E’ un nuovo caso di repressione del dissenso nell’era Macrì, in Argentina, quello che vede protagonista Hebe de Bonafini, leader dell’organizzazione e tra le fondatrici del gruppo: «Se vogliono sbattermi in galera, lo facciano pure…». Secondo la legge argentina un cittadino può rifiutarsi di rilasciare dichiarazioni davanti al magistrato, ma deve presentarsi personalmente per farlo. Bonafini, che in precedenza aveva consigliato al giudice di «mettersi la sua ordinanza in culo», questa volta ha inviato uno scritto attraverso il suo avvocato, nel quale ha detto che non crede nell’imparzialità della giustizia del suo paese. La nota militante per i diritti umani è chiamata nel quadro dell’inchiesta sul programma «Sogni Condivisi», un progetto di costruzione di case popolari gestito dalle Madri di Plaza de Mayo durante il governo di Cristina Kirchner. Secondo l’ipotesi della procura, circa il 40% dei fondi pubblici versati per l’iniziativa – per un totale di 4 milioni di euro – sono stati deviati per essere usati per altri scopi, senza alcun registro regolare della spesa.
Si fa scuro il cielo sopra l‘Argentina del Presidente Mauricio Macri – scrive Tiziana Barillà sul sito di Left – ricordando le parole della coraggiosa madre: «La mia vita già non vale molto, ho 90 anni. Non ho paura delle conseguenze, nessuna paura delle conseguenze. Per me l’importante è la vita e l’onore dei miei figli e dei 30mila (riferendosi ai desaparecidos della dittatura argentina)».
Prima di Hebe è toccato a Milagro Sala, la leader indigena a capo di Tupac Amaru, l’organizzazione di 70mila iscritti, in maggior parte indigeni, nata per fronteggiare la crisi del 2000 e che, con il lavoro cooperativo ha costruito – durante i governi Kirchner – oltre 4mila case popolari con il lavoro di 150 cooperative. È stata accusata prima di istigazione a delinquere e attività sovversive e poi per frode nei confronti dell’amministrazione pubblica e uso improprio di fondi pubblici (per le cooperative di autocostruzione). Arrestata il 16 gennaio, a pochissimi giorni dall’elezione di Macri al governo, Milagro è ancora in carcere. Senza contare i licenziamenti a tre zeri del Presidente: su tutti, quello del giornalista uruguaiano Victor Hugo Morales (diventato famoso in tutto il mondo per la telecronaca del 2 a 0 di Maradona ai mondiali del 1986), licenziato da un’emittente privata argentina dopo 30 anni di carriera, che ha denunciato: «il motivo è politico».

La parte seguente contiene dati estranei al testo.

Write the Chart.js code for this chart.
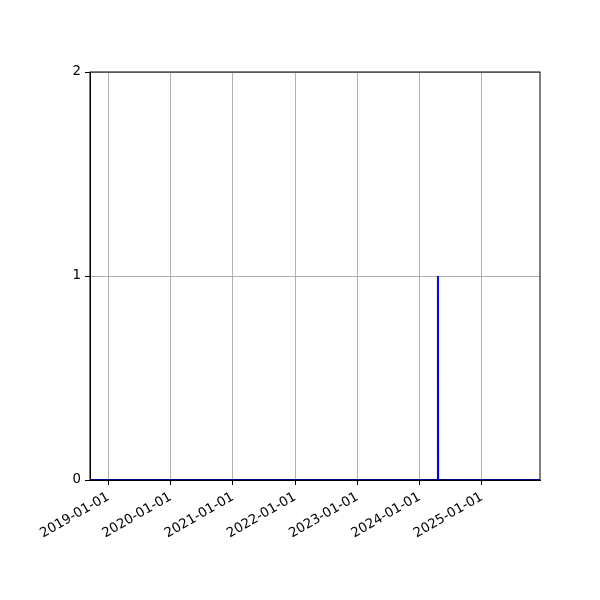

La repressione targata Mauricio Macri continua, mentre si fa sempre più spaventoso il ritorno alla persecuzione politica nel Paese, l’Argentina, che ha ancora vivo il ricordo della dittatura di Videla. Quella iniziata il 24 marzo 1976, quando il generale José Rogelio Villareal disse a Isabel Martínez de Perón: «Signora, le Forze armate hanno preso il controllo politico del Paese. Lei è in arresto». Cominciò tutto anche allora con un arresto, nella Buenos Aires di Videla dove ogni cinque ore si commetteva un assassinio politico, e ogni tre esplodeva una bomba.